Again, they are acknowledging that they became great by the amazing gifts of the Lord and now those blessings have been removed. Job learned not to ask "why?", but it's worth asking why if we're sincerely searching our own hearts to see if it is happening due to seeds we've sown. Trouble isn't always directly due to our own choices; but it might be and it's a good first question.

Having laid out the troubles and the history, they plead for the Lord's salvation.

In the historical review of verses 8-13 they were using the metaphor of Israel as a vine, brought from Egypt, planted, and grown, then overrun. Now starting in verse 14, the metaphor continues as the singer plead with the Lord to return to caring for the vine.

It is burned with fire, it is cut down; they perish at the rebuke of Thy countenance.

Psalm 80: 16

They ask that His hand be turned back to them.

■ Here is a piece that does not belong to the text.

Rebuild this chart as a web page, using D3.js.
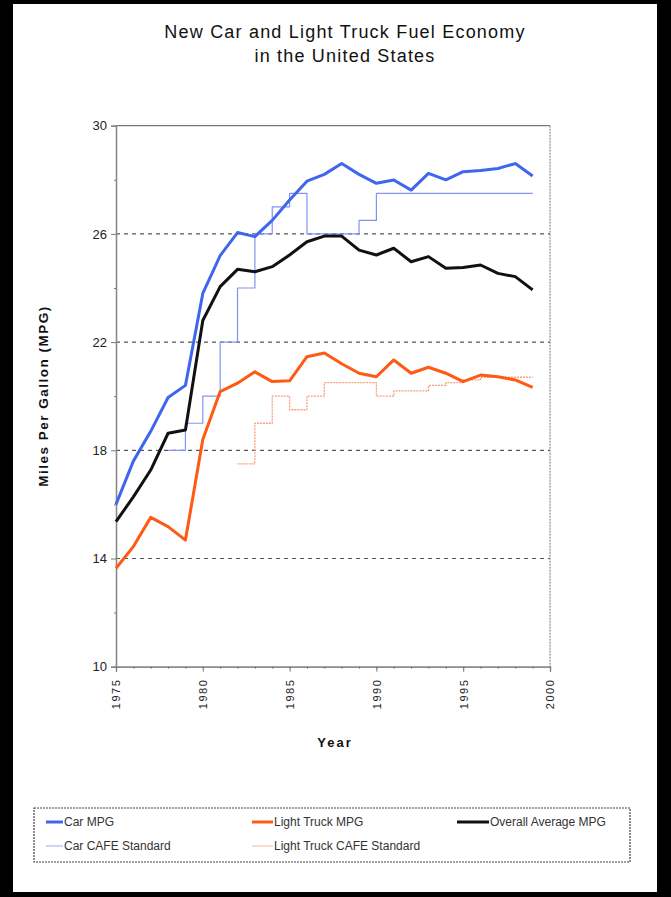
<!DOCTYPE html>
<html><head><meta charset="utf-8">
<script src="https://cdn.jsdelivr.net/npm/d3@7/dist/d3.min.js"></script>
<style>html,body{margin:0;padding:0;background:#000;}svg{display:block;}</style>
</head><body>
<script>
const years = [1975,1976,1977,1978,1979,1980,1981,1982,1983,1984,1985,1986,1987,1988,1989,1990,1991,1992,1993,1994,1995,1996,1997,1998,1999];
const carMPG = [16.0,17.6,18.7,19.95,20.4,23.8,25.2,26.05,25.9,26.5,27.25,27.95,28.2,28.6,28.2,27.87,27.99,27.62,28.24,28.0,28.3,28.34,28.42,28.6,28.14];
const truckMPG = [13.64,14.44,15.52,15.18,14.68,18.4,20.17,20.48,20.9,20.54,20.57,21.46,21.6,21.2,20.85,20.72,21.34,20.85,21.07,20.85,20.54,20.78,20.72,20.6,20.33];
const overallMPG = [15.36,16.28,17.27,18.63,18.75,22.8,24.05,24.69,24.6,24.79,25.22,25.71,25.92,25.92,25.4,25.22,25.47,24.97,25.16,24.73,24.76,24.85,24.54,24.42,23.93];
const carCafeYears = [1978,1979,1980,1981,1982,1983,1984,1985,1986,1987,1988,1989,1990,1991,1992,1993,1994,1995,1996,1997,1998,1999];
const carCafe = [18,19,20,22,24,26,27,27.5,26,26,26,26.5,27.5,27.5,27.5,27.5,27.5,27.5,27.5,27.5,27.5,27.5];
const truckCafeYears = [1982,1983,1984,1985,1986,1987,1988,1989,1990,1991,1992,1993,1994,1995,1996,1997,1998,1999];
const truckCafe = [17.5,19.0,20.0,19.5,20.0,20.5,20.5,20.5,20.0,20.2,20.2,20.4,20.5,20.6,20.7,20.7,20.7,20.7];
const yTicks = [10,14,18,22,26,30];
const xTicks = [1975,1980,1985,1990,1995,2000];
const titleLines = ["New Car and Light Truck Fuel Economy","in the United States"];
const seriesNames = ["Car MPG","Light Truck MPG","Overall Average MPG","Car CAFE Standard","Light Truck CAFE Standard"];

const W = 671, H = 897;
const FONT = "'Liberation Sans', Arial, sans-serif";
const svg = d3.select("body").append("svg").attr("width", W).attr("height", H)
  .style("font-family", FONT);
svg.append("rect").attr("width", W).attr("height", H).attr("fill", "#000");
svg.append("rect").attr("x", 13).attr("y", 4).attr("width", 644).attr("height", 888).attr("fill", "#fff");

const x = d3.scaleLinear().domain([1975, 2000]).range([116, 550]);
const y = d3.scaleLinear().domain([10, 30]).range([666.7, 125.7]);

// title
svg.append("g").selectAll("text").data(titleLines).join("text")
  .attr("x", 345).attr("y", (d,i) => 38 + i*24).attr("text-anchor", "middle")
  .attr("font-size", 18).attr("fill", "#111").attr("letter-spacing", 1.2).text(d => d);

// gridlines
svg.append("g").selectAll("line").data(yTicks.filter(v => v > 10 && v < 30)).join("line")
  .attr("x1", x(1975)).attr("x2", x(2000)).attr("y1", d => y(d)).attr("y2", d => y(d))
  .attr("stroke", "#555").attr("stroke-width", 1.2).attr("stroke-dasharray", "4,4");
// top border & right border
svg.append("line").attr("x1", x(1975)).attr("x2", x(2000)).attr("y1", y(30)).attr("y2", y(30))
  .attr("stroke", "#777").attr("stroke-width", 1.3);
svg.append("line").attr("x1", x(2000)).attr("x2", x(2000)).attr("y1", y(30)).attr("y2", y(10))
  .attr("stroke", "#777").attr("stroke-width", 1).attr("stroke-dasharray", "2,1");

// axes
const yAxis = svg.append("g").attr("transform", `translate(${x(1975)},0)`)
  .call(d3.axisLeft(y).tickValues(yTicks).tickSize(5).tickPadding(4).tickFormat(d3.format("d")));
const yMinor = svg.append("g").attr("transform", `translate(${x(1975)},0)`)
  .call(d3.axisLeft(y).tickValues([12,16,20,24,28]).tickSize(2).tickFormat(""));
const xAxis = svg.append("g").attr("transform", `translate(0,${y(10)})`)
  .call(d3.axisBottom(x).tickValues(xTicks).tickSize(5).tickPadding(4).tickFormat(d3.format("d")));
const xMinor = svg.append("g").attr("transform", `translate(0,${y(10)})`)
  .call(d3.axisBottom(x).tickValues(d3.range(1975, 2001)).tickSize(2).tickFormat(""));
[yAxis, yMinor, xAxis, xMinor].forEach(g => {
  g.select(".domain").attr("stroke", "#888").attr("stroke-width", 1.3);
  g.selectAll(".tick line").attr("stroke", "#777");
});
yAxis.selectAll("text").attr("font-size", 13).attr("fill", "#222").attr("font-family", FONT);
xAxis.selectAll("text").attr("font-size", 11).attr("fill", "#222").attr("font-family", FONT)
  .attr("letter-spacing", 1.5)
  .attr("transform", "rotate(-90)").attr("text-anchor", "end").attr("dy", "0.35em").attr("x", -12).attr("y", 0);

// axis titles
svg.append("text").attr("transform", "translate(48,396) rotate(-90)").attr("text-anchor", "middle")
  .attr("font-size", 13.5).attr("font-weight", "bold").attr("letter-spacing", 1.5).attr("fill", "#111")
  .text("Miles Per Gallon (MPG)");
svg.append("text").attr("x", 335).attr("y", 747).attr("text-anchor", "middle")
  .attr("font-size", 13).attr("font-weight", "bold").attr("letter-spacing", 2).attr("fill", "#111").text("Year");

// series
const mkLine = (xs, ys, curve) => d3.line().x((d,i) => x(xs[i])).y(d => y(d)).curve(curve)(ys);
const series = [
  {name: seriesNames[3], xs: carCafeYears, ys: carCafe, color: "#8492f6", w: 1.2, dash: null, curve: d3.curveStepAfter},
  {name: seriesNames[4], xs: truckCafeYears, ys: truckCafe, color: "#f7a07a", w: 1.3, dash: "2,1", curve: d3.curveStepAfter},
  {name: seriesNames[1], xs: years, ys: truckMPG, color: "#ff5a14", w: 3, dash: null, curve: d3.curveLinear},
  {name: seriesNames[2], xs: years, ys: overallMPG, color: "#111", w: 3, dash: null, curve: d3.curveLinear},
  {name: seriesNames[0], xs: years, ys: carMPG, color: "#3f66ec", w: 3, dash: null, curve: d3.curveLinear}
];
svg.append("g").selectAll("path").data(series).join("path")
  .attr("d", s => mkLine(s.xs, s.ys, s.curve))
  .attr("fill", "none").attr("stroke", s => s.color).attr("stroke-width", s => s.w)
  .attr("stroke-dasharray", s => s.dash)
  .attr("stroke-linejoin", "round");

// legend
svg.append("rect").attr("x", 34).attr("y", 808).attr("width", 596).attr("height", 54)
  .attr("fill", "none").attr("stroke", "#444").attr("stroke-width", 1.2).attr("stroke-dasharray", "2,1");
const legendItems = [
  {name: seriesNames[0], color: "#3f66ec", w: 3, lx: 46, sw: 17, ly: 822},
  {name: seriesNames[1], color: "#ff5a14", w: 3, lx: 252, sw: 21, ly: 822},
  {name: seriesNames[2], color: "#111", w: 3, lx: 457, sw: 32, ly: 822},
  {name: seriesNames[3], color: "#a0a9f8", w: 1, lx: 46, sw: 17, ly: 846},
  {name: seriesNames[4], color: "#f9b69a", w: 1, lx: 252, sw: 21, ly: 846}
];
const lg = svg.append("g").selectAll("g").data(legendItems).join("g")
  .attr("transform", d => `translate(${d.lx},${d.ly})`);
lg.append("line").attr("x1", 0).attr("x2", d => d.sw).attr("stroke", d => d.color).attr("stroke-width", d => d.w);
lg.append("text").attr("x", d => d.sw + 1).attr("dy", "0.35em").attr("font-size", 12).attr("fill", "#333").text(d => d.name);
</script>
</body></html>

They claim that they won't turn back from Him. they ask for revival as they call on the Name of the Lord. Again, they are now calling out for His name's sake. Calling on His Name, in which they refer to His character. They know they cannot claim help based on their own reputation. They can only call out to be saved based on who He is.

O Lord God of hosts, restore us; cause Thy face to shine upon us, and we will be saved.

Psalm 80:19

Our Father chastens us because He loves us and He wants us near Him for our own good. Amen.

Psalm 135

So, in Psalm 46 we see Israel confidently trust in the Lord as a refuge in times of trouble; in Psalm 80 they are crying out in a time of need. In Psalm 80, it's all about bringing the praise!

Praise the Lord! Praise the name of the Lord; praise Him, O servants of the Lord...

Psalm 135:1

The singers call out to those in the house of the Lord and the courts of the Lord to praise Him.

Praise the Lord; for the Lord is good; sing praises to His name, for it is lovely.

Psalm 135:3

What a blessing. I love praising the Lord and how encouraging it is to read about these singers lifting up His name.

They praise God for choosing Jacob (Israel).

They describe why He deserves praise. He is great, above all other gods. He has great power in heaven and earth, the seas, sky, and weather. (verses 5-7)

Then they review His history with His people--Egypt, military victories, and the Promise Land. (verse 8-12)

Starting in verse 13, they return to describing why God is worthy of praise.

  • His name
  • His faithfulness over generations
  • His judgment and compassion for His people

Then in verse 15-18 they compare the lifelessness of the idols and those who make the idols.

Finally, verses 19-21closes with a final call to bless the Lord--the house of Israel, the houses of Aaron and Levi (priests), and those who revere the Lord.

Blessed be the Lord from Zion, who dwells in Jerusalem. Praise the Lord!